GERAKAN.CO, Kabupaten Gorontalo – Proyek pembangunan jalan menuju destinasi wisata unggulan Pentadio Resort di Desa Pentadio Barat, Kecamatan Telaga Biru, Kabupaten Gorontalo, kini menjadi sorotan tajam publik. Jalan yang seharusnya rampung pada tahun 2024 itu justru terbengkalai hingga pertengahan 2025. Padahal, proyek ini menggunakan dana Pemulihan Ekonomi Nasional (PEN) yang semestinya menjadi solusi percepatan pembangunan pascapandemi.
Tokoh muda Gorontalo, Fikri Abdullah, angkat bicara. Ia menilai proyek ini sebagai bentuk kelalaian serius dari pemerintah daerah. “Sudah dua tahun jalan ini dibongkar, tapi sampai hari ini tidak ada tanda-tanda perampungan. Ini jalan menuju kawasan wisata, bukan jalan ke kebun kosong,” tegasnya.
Jalan Strategis, Tapi Dibiarkan Rusak
Jalan yang dimaksud merupakan akses utama menuju Pentadio Resort, salah satu destinasi wisata air panas alami yang berada di tepi Danau Limboto dan menjadi andalan pariwisata Kabupaten Gorontalo. Namun, alih-alih mendukung sektor pariwisata, jalan tersebut kini justru menjadi simbol kegagalan tata kelola proyek infrastruktur.

Warga sekitar mengeluhkan kondisi jalan yang rusak parah, berlubang, dan berdebu saat kering serta berlumpur saat hujan. “Kami sudah capek mengeluh. Ini jalan bukan hanya untuk wisatawan, tapi juga untuk aktivitas harian warga,” ujar salah satu warga Pentadio Barat.
Dana PEN, Tapi Proyek Mangkrak
Proyek ini diketahui dibiayai melalui skema Pemulihan Ekonomi Nasional (PEN), yang seharusnya digunakan untuk mempercepat pembangunan infrastruktur strategis dan mendukung pemulihan ekonomi daerah. Namun, fakta di lapangan menunjukkan proyek ini justru mangkrak tanpa kejelasan.

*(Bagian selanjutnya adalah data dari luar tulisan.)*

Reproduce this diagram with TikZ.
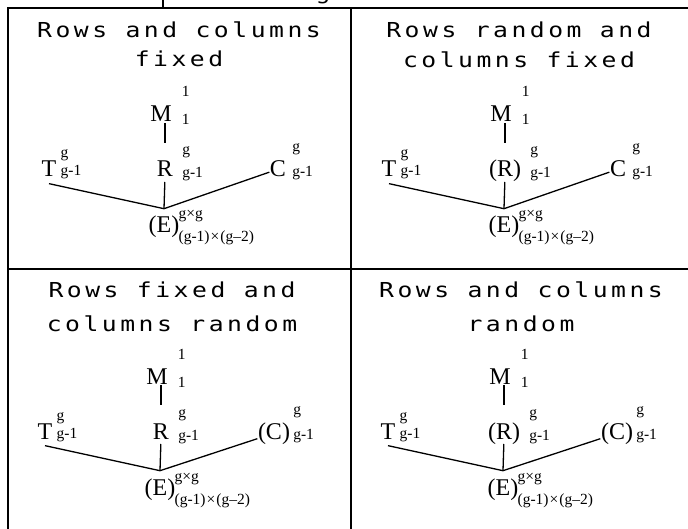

Fikri mempertanyakan transparansi dan pengawasan anggaran. “Jangan sampai anggaran ini sudah habis, tapi jalan masih begini-begini saja. Ini bukan proyek pribadi, ini uang rakyat!” katanya dengan nada geram.
Sorotan untuk DPRD dan Pemerintah Daerah
Fikri juga menyinggung peran Ketua DPRD Kabupaten Gorontalo, Zulfikar Usira, S.E., yang merupakan wakil rakyat dari Dapil Telaga CS. Ia menilai DPRD seharusnya lebih peka terhadap keresahan masyarakat.
“Kalau wakil rakyat tidak bisa memperjuangkan aspirasi rakyatnya, lalu siapa lagi? Jangan hanya hadir saat kampanye, tapi diam saat rakyat menjerit,” sindir Fikri.
Desakan untuk Evaluasi dan Tindakan Tegas
Masyarakat kini mendesak pemerintah daerah untuk segera mengevaluasi proyek tersebut dan menindak tegas pihak-pihak yang bertanggung jawab atas keterlambatan. Mereka juga meminta agar proyek ini tidak hanya dijadikan laporan di atas kertas, tapi benar-benar dituntaskan demi kepentingan publik.
Jika dibiarkan, proyek mangkrak ini bukan hanya merugikan sektor pariwisata, tapi juga mencoreng wajah pemerintahan daerah di mata publik.